FRUSTRATED Skype fans have been making deliberately fragmented calls on normal phones.

The stop-start internet communication tool broke for several hours yesterday, leaving users without a way to talk for a few minutes before being cut off at the vital moment.

Sales manager and Skype regular Tom Logan said: “I had to use a normal phone to call my relatives in France, but we agreed that every few minutes one of us would abruptly hang up to make it more Skype-esque.

“Also we did this thing of going ‘I can’t hear you…I can’t hear you…can you hear me?…shit…’, even though it was working fine because we’re using actual phones.”

Logan added: “Ordinary phone calls aren’t as good as Skype calls because you don’t get the sense of jeopardy that comes from using a thing that teeters precariously between life and death.

“I like it when I deliver a long speech on Skype about something complicated, only to discover it was to dead air.
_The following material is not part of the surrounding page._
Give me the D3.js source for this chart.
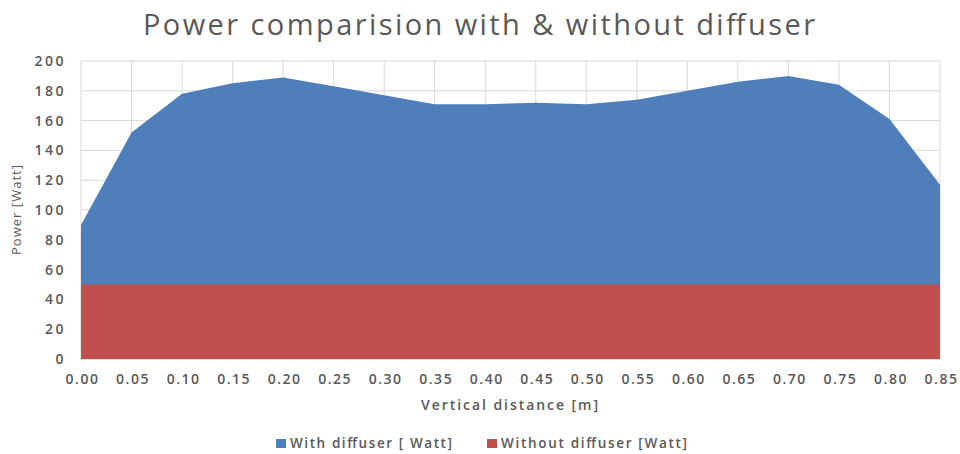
<!DOCTYPE html>
<html><head><meta charset="utf-8">
<script src="https://cdn.jsdelivr.net/npm/d3@7"></script>
<style>body{margin:0;background:#fff;} text{font-family:"Open Sans",Calibri,sans-serif;}</style>
</head><body><svg id="c" width="960" height="454"></svg>
<script>
const categories = ["0.00","0.05","0.10","0.15","0.20","0.25","0.30","0.35","0.40","0.45","0.50","0.55","0.60","0.65","0.70","0.75","0.80","0.85"];
const withDiffuser = [90,152,178,185,189,183,177,171,171,172,171,174,180,186,190,184,161,117];
const withoutDiffuser = [50,50,50,50,50,50,50,50,50,50,50,50,50,50,50,50,50,50];
const yTicks = [0,20,40,60,80,100,120,140,160,180,200];
const seriesNames = ["With diffuser [ Watt]","Without diffuser [Watt]"];
const colors = ["#4f7fbb","#c0504d"];

const svg = d3.select("#c");
const m = {l:81, r:940, t:61, b:359};
const x = d3.scalePoint().domain(categories).range([m.l, m.r]);
const y = d3.scaleLinear().domain([0,200]).range([m.b, m.t]);
const txt = "#595959";

// gridlines
svg.append("g").selectAll("line.h").data(yTicks).join("line")
  .attr("x1", m.l).attr("x2", m.r).attr("y1", d=>y(d)).attr("y2", d=>y(d))
  .attr("stroke","#d9d9d9").attr("stroke-width",1);
svg.append("g").selectAll("line.v").data(categories).join("line")
  .attr("x1", d=>x(d)).attr("x2", d=>x(d)).attr("y1", m.t).attr("y2", m.b)
  .attr("stroke","#d9d9d9").attr("stroke-width",1);

const area = d3.area().x((d,i)=>x(categories[i])).y0(y(0)).y1(d=>y(d));
svg.append("path").datum(withDiffuser).attr("d", area).attr("fill", colors[0]);
svg.append("path").datum(withoutDiffuser).attr("d", area).attr("fill", colors[1]);

// axes
const yAxis = d3.axisLeft(y).tickValues(yTicks).tickSize(0).tickPadding(15);
const gy = svg.append("g").attr("transform",`translate(${m.l},0)`).call(yAxis);
gy.select(".domain").remove();
gy.selectAll("text").attr("fill",txt).style("font-size","14px").style("letter-spacing","2.5px").style("font-weight","600");

const xAxis = d3.axisBottom(x).tickSize(0).tickPadding(15);
const gx = svg.append("g").attr("transform",`translate(0,${m.b})`).call(xAxis);
gx.select(".domain").attr("stroke","#d9d9d9");
gx.selectAll("text").attr("fill",txt).style("font-size","14px").style("letter-spacing","1.5px").style("font-weight","600")
  .attr("dx","1px");

// titles
svg.append("text").attr("x",143).attr("y",35)
  .attr("fill",txt).style("font-size","29px").attr("textLength",672).attr("lengthAdjust","spacing")
  .text("Power comparision with & without diffuser");
svg.append("text").attr("x",421).attr("y",410)
  .attr("fill",txt).style("font-size","14px").style("font-weight","600").attr("textLength",177).attr("lengthAdjust","spacing")
  .text("Vertical distance [m]");
svg.append("text").attr("transform","translate(21,255) rotate(-90)")
  .attr("fill",txt).style("font-size","13px").attr("textLength",90).attr("lengthAdjust","spacing")
  .text("Power [Watt]");

// legend
const leg = [{x:276, w:162},{x:487, w:186}];
seriesNames.forEach((n,i)=>{
  svg.append("rect").attr("x",leg[i].x).attr("y",439).attr("width",10).attr("height",9).attr("fill",colors[i]);
  svg.append("text").attr("x",leg[i].x+14).attr("y",448).attr("fill",txt).style("font-size","13.5px").style("font-weight","600")
    .attr("textLength",leg[i].w).attr("lengthAdjust","spacing").text(n);
});
</script></body></html>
Then I try to ring the other person back but it doesn’t work.”

Nurse Emma Bradford regularly uses Skype to call her boyfriend in Scotland: “Yesterday I had to call him on his landline, but we did a pretend version of the Skype thing where it drops out just as the conversation is effectively over.

“He pulled his phone cable out just as I was about to go, so I had to fiddle about for ages trying to call him back just to say goodbye. It was great, it really killed the momentum and made everything awkward.”